# CHAMPION Logan!!



## Jess2308 (May 12, 2009)

Its a bit late coming, but at Bath Championship Show on Friday my little Chihuahua Logan (dad of the infamous Evie Devil Pup!) won his third CC so is now an American *and* UK Champion  If what im told is correct, he's the first American Champion smooth coat to come to the UK and gain a title here in about 30 years or more 

Was really gutted not to be there to see him get his ticket but I couldn't get the day off work. My mum handled him and to say she was shocked would be the worlds biggest understatement :lol: She gets SO nervous handling at the champ shows 

Here's the little man :cornut:


----------



## xhuskyloverx (May 5, 2010)

Wow well done!! You must be so proud of him  He is absolutly stunning :001_wub:


----------



## Chloef (Feb 23, 2011)

Congratulations!!!!


----------



## babycham2002 (Oct 18, 2009)

wow what a fantastic achievement
congratulations


----------



## Angie2011 (Feb 2, 2011)

CONGRATS! :thumbup1: stunning boy!


----------



## I love springers (Dec 3, 2010)

Congratulations to you both


----------



## Spellweaver (Jul 17, 2009)

Whoo hoo!
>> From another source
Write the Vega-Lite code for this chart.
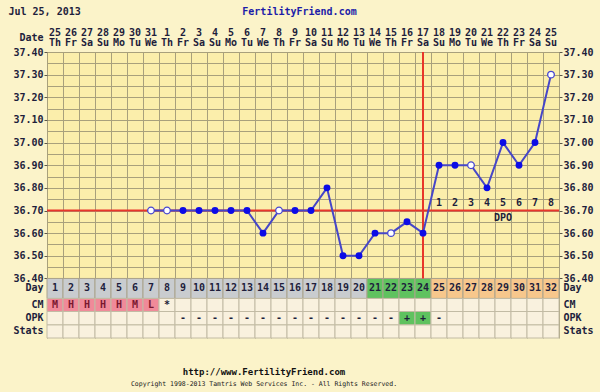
{
  "$schema": "https://vega.github.io/schema/vega-lite/v6.json",
  "width": 512,
  "height": 286,
  "autosize": {"type": "none"},
  "padding": {"left": 47, "top": 52, "right": 41, "bottom": 54},
  "background": "#fbf3c9",
  "data": {
    "values": [
      {"day": 1, "temp": null, "hollow": false, "cm": "M", "opk": null, "dpo": null, "phase": "pre"},
      {"day": 2, "temp": null, "hollow": false, "cm": "H", "opk": null, "dpo": null, "phase": "pre"},
      {"day": 3, "temp": null, "hollow": false, "cm": "H", "opk": null, "dpo": null, "phase": "pre"},
      {"day": 4, "temp": null, "hollow": false, "cm": "H", "opk": null, "dpo": null, "phase": "pre"},
      {"day": 5, "temp": null, "hollow": false, "cm": "H", "opk": null, "dpo": null, "phase": "pre"},
      {"day": 6, "temp": null, "hollow": false, "cm": "M", "opk": null, "dpo": null, "phase": "pre"},
      {"day": 7, "temp": 36.7, "hollow": true, "cm": "L", "opk": null, "dpo": null, "phase": "pre"},
      {"day": 8, "temp": 36.7, "hollow": true, "cm": "*", "opk": null, "dpo": null, "phase": "pre"},
      {"day": 9, "temp": 36.7, "hollow": false, "cm": null, "opk": "-", "dpo": null, "phase": "pre"},
      {"day": 10, "temp": 36.7, "hollow": false, "cm": null, "opk": "-", "dpo": null, "phase": "pre"},
      {"day": 11, "temp": 36.7, "hollow": false, "cm": null, "opk": "-", "dpo": null, "phase": "pre"},
      {"day": 12, "temp": 36.7, "hollow": false, "cm": null, "opk": "-", "dpo": null, "phase": "pre"},
      {"day": 13, "temp": 36.7, "hollow": false, "cm": null, "opk": "-", "dpo": null, "phase": "pre"},
      {"day": 14, "temp": 36.6, "hollow": false, "cm": null, "opk": "-", "dpo": null, "phase": "pre"},
      {"day": 15, "temp": 36.7, "hollow": true, "cm": null, "opk": "-", "dpo": null, "phase": "pre"},
      {"day": 16, "temp": 36.7, "hollow": false, "cm": null, "opk": "-", "dpo": null, "phase": "pre"},
      {"day": 17, "temp": 36.7, "hollow": false, "cm": null, "opk": "-", "dpo": null, "phase": "pre"},
      {"day": 18, "temp": 36.8, "hollow": false, "cm": null, "opk": "-", "dpo": null, "phase": "pre"},
      {"day": 19, "temp": 36.5, "hollow": false, "cm": null, "opk": "-", "dpo": null, "phase": "pre"},
      {"day": 20, "temp": 36.5, "hollow": false, "cm": null, "opk": "-", "dpo": null, "phase": "pre"},
      {"day": 21, "temp": 36.6, "hollow": false, "cm": null, "opk": "-", "dpo": null, "phase": "fertile"},
      {"day": 22, "temp": 36.6, "hollow": true, "cm": null, "opk": "-", "dpo": null, "phase": "fertile"},
      {"day": 23, "temp": 36.65, "hollow": false, "cm": null, "opk": "+", "dpo": null, "phase": "fertile"},
      {"day": 24, "temp": 36.6, "hollow": false, "cm": null, "opk": "+", "dpo": null, "phase": "fertile"},
      {"day": 25, "temp": 36.9, "hollow": false, "cm": null, "opk": "-", "dpo": 1, "phase": "post"},
      {"day": 26, "temp": 36.9, "hollow": false, "cm": null, "opk": null, "dpo": 2, "phase": "post"},
      {"day": 27, "temp": 36.9, "hollow": true, "cm": null, "opk": null, "dpo": 3, "phase": "post"},
      {"day": 28, "temp": 36.8, "hollow": false, "cm": null, "opk": null, "dpo": 4, "phase": "post"},
      {"day": 29, "temp": 37.0, "hollow": false, "cm": null, "opk": null, "dpo": 5, "phase": "post"},
      {"day": 30, "temp": 36.9, "hollow": false, "cm": null, "opk": null, "dpo": 6, "phase": "post"},
      {"day": 31, "temp": 37.0, "hollow": false, "cm": null, "opk": null, "dpo": 7, "phase": "post"},
      {"day": 32, "temp": 37.3, "hollow": true, "cm": null, "opk": null, "dpo": 8, "phase": "post"}
    ]
  },
  "layer": [
    {
      "mark": {"type": "line", "color": "#4646c8", "strokeWidth": 2, "opacity": 0},
      "encoding": {
        "x": {"field": "day", "type": "ordinal",
          "scale": {"type": "band", "domain": [1,2,3,4,5,6,7,8,9,10,11,12,13,14,15,16,17,18,19,20,21,22,23,24,25,26,27,28,29,30,31,32], "paddingInner": 0, "paddingOuter": 0},
          "axis": {"orient": "bottom", "tickBand": "extent", "grid": true, "gridColor": "#a8a07c", "gridWidth": 1, "gridOpacity": 1, "labels": false, "ticks": false, "domain": false, "title": null}},
        "y": {"field": "temp", "type": "quantitative",
          "scale": {"domain": [36.137, 37.4], "nice": false, "zero": false},
          "axis": {"orient": "left", "values": [36.4,36.45,36.5,36.55,36.6,36.65,36.7,36.75,36.8,36.85,36.9,36.95,37.0,37.05,37.1,37.15,37.2,37.25,37.3,37.35,37.4], "grid": true, "gridColor": "#a8a07c", "gridWidth": 1, "gridOpacity": 1, "labels": false, "ticks": false, "domain": false, "title": null}}
      }
    },
    {
      "mark": {"type": "rect", "stroke": "#aaa38c", "strokeWidth": 1},
      "encoding": {
        "x": {"field": "day", "type": "ordinal", "axis": null},
        "y": {"datum": 36.3117, "type": "quantitative", "axis": null},
        "y2": {"datum": 36.4},
        "color": {"field": "phase", "type": "nominal", "scale": {"domain": ["pre", "fertile", "post"], "range": ["#c9cccf", "#5fc25f", "#f7c78c"]}, "legend": null}
      }
    },
    {
      "mark": {"type": "rect", "stroke": "#c2bba4", "strokeWidth": 1},
      "encoding": {
        "x": {"field": "day", "type": "ordinal", "axis": null},
        "y": {"datum": 36.254, "type": "quantitative", "axis": null},
        "y2": {"datum": 36.3117},
        "fill": {"condition": {"test": "datum.cm == 'H' || datum.cm == 'M' || datum.cm == 'L'", "value": "#f08a99"}, "value": "#f9f1de"}
      }
    },
    {
      "mark": {"type": "rect", "stroke": "#c2bba4", "strokeWidth": 1},
      "encoding": {
        "x": {"field": "day", "type": "ordinal", "axis": null},
        "y": {"datum": 36.1947, "type": "quantitative", "axis": null},
        "y2": {"datum": 36.254},
        "fill": {"condition": {"test": "datum.opk == '+'", "value": "#5fc25f"}, "value": "#f9f1de"}
      }
    },
    {
      "mark": {"type": "rect", "stroke": "#c2bba4", "strokeWidth": 1, "fill": "#f9f1de"},
      "encoding": {
        "x": {"field": "day", "type": "ordinal", "axis": null},
        "y": {"datum": 36.137, "type": "quantitative", "axis": null},
        "y2": {"datum": 36.1947}
      }
    },
    {
      "data": {"values": [{"coverline": 36.7}]},
      "mark": {"type": "rule", "color": "#e8352a", "strokeWidth": 2},
      "encoding": {
        "y": {"field": "coverline", "type": "quantitative", "axis": null}
      }
    },
    {
      "data": {"values": [{"ovulationDay": 24}]},
      "mark": {"type": "rule", "color": "#e8352a", "strokeWidth": 2},
      "encoding": {
        "x": {"field": "ovulationDay", "type": "ordinal", "axis": null},
        "y": {"datum": 36.4, "type": "quantitative", "axis": null},
        "y2": {"datum": 37.4}
      }
    },
    {
      "mark": {"type": "line", "color": "#4646c8", "strokeWidth": 2},
      "encoding": {
        "x": {"field": "day", "type": "ordinal", "axis": null},
        "y": {"field": "temp", "type": "quantitative", "axis": null}
      }
    },
    {
      "transform": [{"filter": "datum.temp != null && !datum.hollow"}],
      "mark": {"type": "point", "filled": true, "color": "#0c0ce6", "size": 48, "opacity": 1},
      "encoding": {
        "x": {"field": "day", "type": "ordinal",
          "axis": {"orient": "top", "labelExpr": "datum.value <= 7 ? datum.value + 24 : datum.value - 7", "labelPadding": 15, "tickSize": 0, "ticks": false, "domain": false, "grid": false, "labelAngle": 0,
            "title": "Date", "titleX": -4, "titleY": -15, "titleAlign": "right", "titleBaseline": "middle", "titleAngle": 0}},
        "y": {"field": "temp", "type": "quantitative",
          "axis": {"orient": "left", "values": [36.4,36.5,36.6,36.7,36.8,36.9,37.0,37.1,37.2,37.3,37.4,36.358,36.285,36.226,36.168],
            "labelExpr": "datum.value > 36.39 ? format(datum.value, '.2f') : datum.value > 36.32 ? 'Day' : datum.value > 36.26 ? 'CM' : datum.value > 36.2 ? 'OPK' : 'Stats'",
            "labelPadding": 1, "ticks": true, "tickSize": 3, "tickColor": "#5a5648", "tickOpacity": {"condition": {"test": "datum.value < 36.39", "value": 0}, "value": 1}, "domain": false, "grid": false,
            "title": "Jul 25, 2013", "titleAngle": 0, "titleX": -39, "titleY": -41, "titleAlign": "left", "titleBaseline": "middle"}}
      }
    },
    {
      "transform": [{"filter": "datum.hollow"}],
      "mark": {"type": "point", "filled": true, "fill": "#ffffff", "stroke": "#4545d0", "strokeWidth": 1.3, "size": 44, "opacity": 1},
      "encoding": {
        "x": {"field": "day", "type": "ordinal",
          "axis": {"orient": "top", "labelExpr": "['Th','Fr','Sa','Su','Mo','Tu','We'][(datum.value - 1) % 7]", "labelPadding": 5, "tickSize": 0, "ticks": false, "domain": false, "grid": false, "labelAngle": 0, "title": null}},
        "y": {"field": "temp", "type": "quantitative",
          "axis": {"orient": "right", "values": [36.4,36.5,36.6,36.7,36.8,36.9,37.0,37.1,37.2,37.3,37.4,36.358,36.285,36.226,36.168],
            "labelExpr": "datum.value > 36.39 ? format(datum.value, '.2f') : datum.value > 36.32 ? 'Day' : datum.value > 36.26 ? 'CM' : datum.value > 36.2 ? 'OPK' : 'Stats'",
            "labelPadding": 1, "ticks": true, "tickSize": 3, "tickColor": "#5a5648", "tickOpacity": {"condition": {"test": "datum.value < 36.39", "value": 0}, "value": 1}, "domain": false, "grid": false,
            "title": "FertilityFriend.com", "titleColor": "#1c1ca8", "titleAngle": 0, "titleX": -260, "titleY": -41, "titleAlign": "center", "titleBaseline": "middle"}}
      }
    },
    {
      "transform": [{"filter": "datum.dpo != null"}],
      "mark": {"type": "text", "fontWeight": "bold", "fontSize": 10, "color": "#1e1e3c"},
      "encoding": {
        "x": {"field": "day", "type": "ordinal",
          "axis": {"orient": "bottom", "labels": false, "ticks": false, "domain": false, "grid": false,
            "title": "http://www.FertilityFriend.com", "titleFontSize": 9, "titleColor": "#111111", "titleX": 216.5, "titleY": 33.5, "titleAlign": "center", "titleBaseline": "middle"}},
        "y": {"datum": 36.733, "type": "quantitative", "axis": null},
        "text": {"field": "dpo"}
      }
    },
    {
      "data": {"values": [{"label": "DPO", "day": 29}]},
      "mark": {"type": "text", "fontWeight": "bold", "fontSize": 10, "color": "#1e1e3c"},
      "encoding": {
        "x": {"field": "day", "type": "ordinal", "axis": null},
        "y": {"datum": 36.665, "type": "quantitative", "axis": null},
        "text": {"field": "label"}
      }
    },
    {
      "mark": {"type": "text", "fontWeight": "bold", "fontSize": 10, "color": "#1e1e3c"},
      "encoding": {
        "x": {"field": "day", "type": "ordinal",
          "axis": {"orient": "bottom", "labels": false, "ticks": false, "domain": false, "grid": false,
            "title": "Copyright 1998-2013 Tamtris Web Services Inc. - All Rights Reserved.", "titleFontSize": 6.5, "titleFontWeight": "normal", "titleColor": "#222222", "titleX": 216.5, "titleY": 45.3, "titleAlign": "center", "titleBaseline": "middle"}},
        "y": {"datum": 36.356, "type": "quantitative", "axis": null},
        "text": {"field": "day"}
      }
    },
    {
      "transform": [{"filter": "datum.cm != null"}],
      "mark": {"type": "text", "fontWeight": "bold", "fontSize": 10},
      "encoding": {
        "x": {"field": "day", "type": "ordinal", "axis": null},
        "y": {"datum": 36.283, "type": "quantitative", "axis": null},
        "text": {"field": "cm"},
        "color": {"condition": {"test": "datum.cm == '*'", "value": "#1e1e3c"}, "value": "#7a1830"}
      }
    },
    {
      "transform": [{"filter": "datum.opk != null"}],
      "mark": {"type": "text", "fontWeight": "bold", "fontSize": 10, "color": "#1e1e3c"},
      "encoding": {
        "x": {"field": "day", "type": "ordinal", "axis": null},
        "y": {"datum": 36.224, "type": "quantitative", "axis": null},
        "text": {"field": "opk"}
      }
    }
  ],
  "resolve": {
    "scale": {"x": "shared", "y": "shared"},
    "axis": {"x": "independent", "y": "independent"}
  },
  "config": {
    "font": "DejaVu Sans Mono",
    "view": {"fill": "#fbeeab", "stroke": null},
    "axis": {
      "labelFont": "DejaVu Sans Mono",
      "labelFontSize": 10,
      "labelFontWeight": "bold",
      "labelColor": "#1e1e3c",
      "labelOverlap": false,
      "labelFlush": false,
      "labelBound": false,
      "titleFont": "DejaVu Sans Mono",
      "titleFontSize": 10,
      "titleFontWeight": "bold",
      "titleColor": "#1e1e3c",
      "titlePadding": 0
    }
  }
}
Congratulations and well done! :thumbup:


----------



## Snoringbear (Sep 26, 2008)

Well done :thumbup1:


----------



## mezzer (Oct 6, 2009)

Big congratulations Logan....way to go :thumbsup:


----------



## dexter (Nov 29, 2008)

Many congratulations he's lovely x


----------



## jopetportraits (Feb 28, 2011)

Congratulations, well done.


----------



## ridgeback05 (Aug 5, 2008)

very well done...


----------



## Rache (Jul 24, 2010)

Fantastic well done!! 

You must be sooo proud!


----------



## Sparkle (Jan 28, 2010)

Woooeoooo and with all the dramas in the smooth and long ring it's even more deserved!!!!


----------



## Jess2308 (May 12, 2009)

Thanks everyone!! 



Sparkle said:


> Woooeoooo and with all the dramas in the smooth and long ring it's even more deserved!!!!


Tell me about it  I always miss the drama  :lol:


----------



## Devil-Dogz (Oct 4, 2009)

congratulations Jess, totally deserved he is a wee stunner!


----------



## swarthy (Apr 24, 2010)

Congratulations


----------



## kirstyS (Oct 21, 2009)

Congratulations - he is soooooooo gorgeous!:001_wub:


----------